Cette semaine le premier ministre PSOE (Parti socialiste
ouvrier espagnol), José Luis Zapatero, s’est rendu en Extrême
Orient pour demander des fonds. Sa visite fait suite à une tournée identique au
Moyen- Orient en mars.
Suite à des réunions avec le premier ministre chinois Wen Jiabao, Zapatero a
rejeté la possibilité que le gouvernement espagnol serait dans
l’incapacité d’honorer sa dette et requérait un renflouement.
« C’est le consensus des analystes qu’au moment où le Portugal
requiert un sauvetage financier, le risque associé à la crise de la dette
souveraine dans la zone euro était pratiquement terminé, » a-t-il affirmé.
« Ce que nous avons dit aux dirigeants et aux investisseurs chinois
c’est qu’ils devaient faire confiance à l’Espagne. »
« L’assistance de la Chine a été cruciale dans les moments de
grande difficulté pour rétablir la confiance dans l’économie de
l’Espagne, » a dit Zapatero.
La Chine est déjà intervenue deux fois au cours de ces 12 derniers mois pour
racheter des obligations du gouvernement espagnol et a promis de le refaire.

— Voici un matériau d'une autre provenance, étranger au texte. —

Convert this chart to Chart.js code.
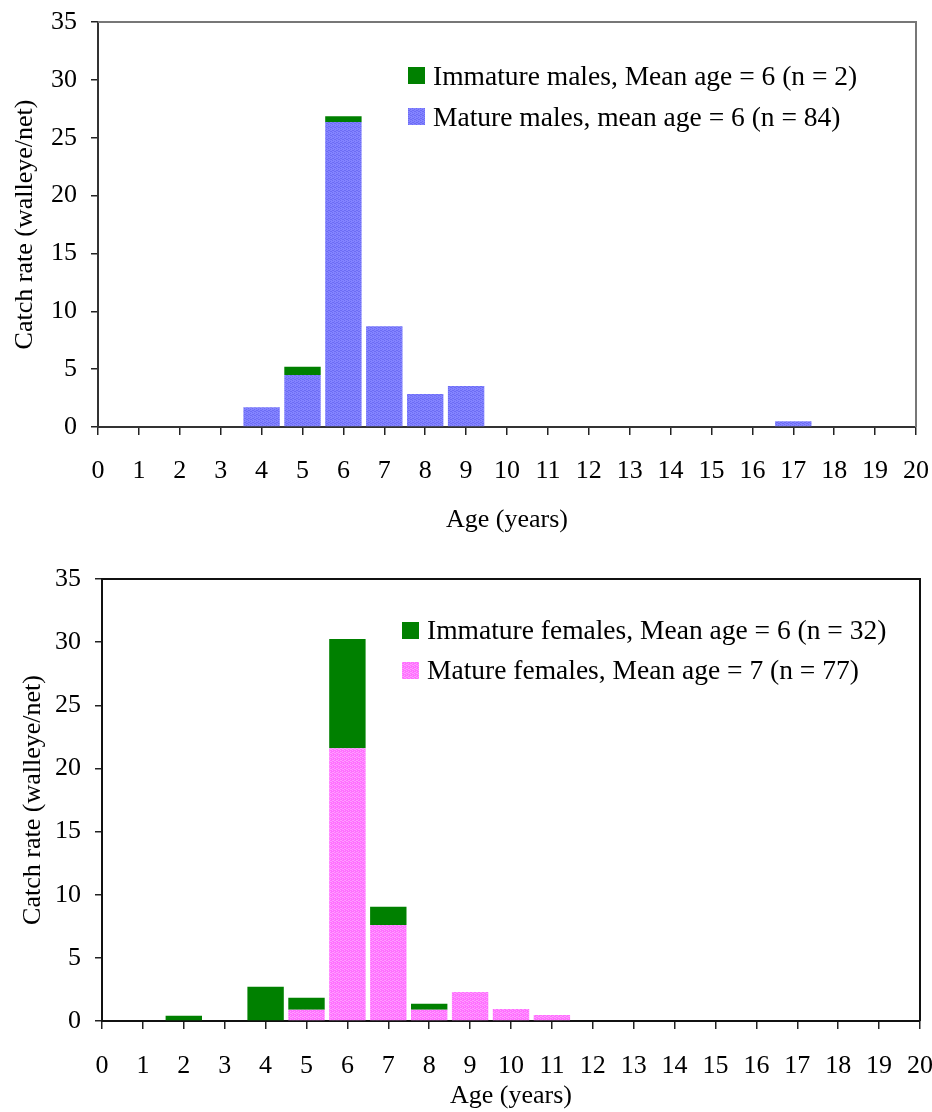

Elle détient actuellement plus de 12 pour cent des obligations du gouvernement
espagnol (environ 25 milliards d’euros), en forte augmentation par
rapport aux 4 pour cent d’il y a un an. La Chine a aussi dit vouloir
participer à un fonds pour la restructuration des caisses d’épargne
locales espagnole (cajas) qui ont été au cœur de la crise
financière.
La ministre espagnole des Finances, Elena Salgado également a tenté de
rassurer les marchés financiers. Après la demande de renflouement, Salgago a
passé la semaine dernière la plus grande partie de son temps à un sommet de
deux jours des ministres des Finances de l’Union européenne (UE) pour
insister que la « contagion » affectant la Grèce, l’Irlande et
le Portugal ne se propagerait pas à l’Espagne. Salgado a dit que son pays
« ne suivra pas cette voie du fait que… notre économie est beaucoup
plus grande, beaucoup plus diversifiée. Nous disposons
d’un très bon bilan. »
C’était ce que l’UE voulait entendre. La plus grande partie de
la politique d’austérité que l’Espagne a appliquée a été élaborée
en étroite coopération avec l’UE et le Fonds monétaire international
(IMF). A la fin du sommet, les ministres de l’UE sont passés les uns
après les autres devant la presse mondiale pour souligner que l’Espagne
n’aurait pas besoin de plan de sauvetage – toutefois la valeurs de
leurs assurances est limitée vu qu’ils avaient fait l’année
dernière des commentaires identiques concernant le Portugal, avant qu’il
ne demande un renflouement cette année.
« L’Espagne ne pose pas problème, » a déclaré la ministre
française des Finances, Christine Lagarde qui ajouta qu’elle ne croyait
crois pas à un risque de contagion et pensait qu’on était entièrement
sorti de cette situation.
Le ministre allemand des Finances, Wolfgang Schäuble, a réitéré, « Le
risque de contagion a diminué… Non pas que nos craintes soient passées,
mais nous sommes sur la bonne voie. »
« L’Espagne fait des efforts énormes pour consolider son budget, »
a dit le directeur général du Fonds européens de stabilité financière (EFSF),
Klaus Regling, en ajoutant, « Le pays est aujourd’hui dans de
meilleures conditions et, dans l’opinion des marchés, il s’est
nettement différencié des trois petits pays. »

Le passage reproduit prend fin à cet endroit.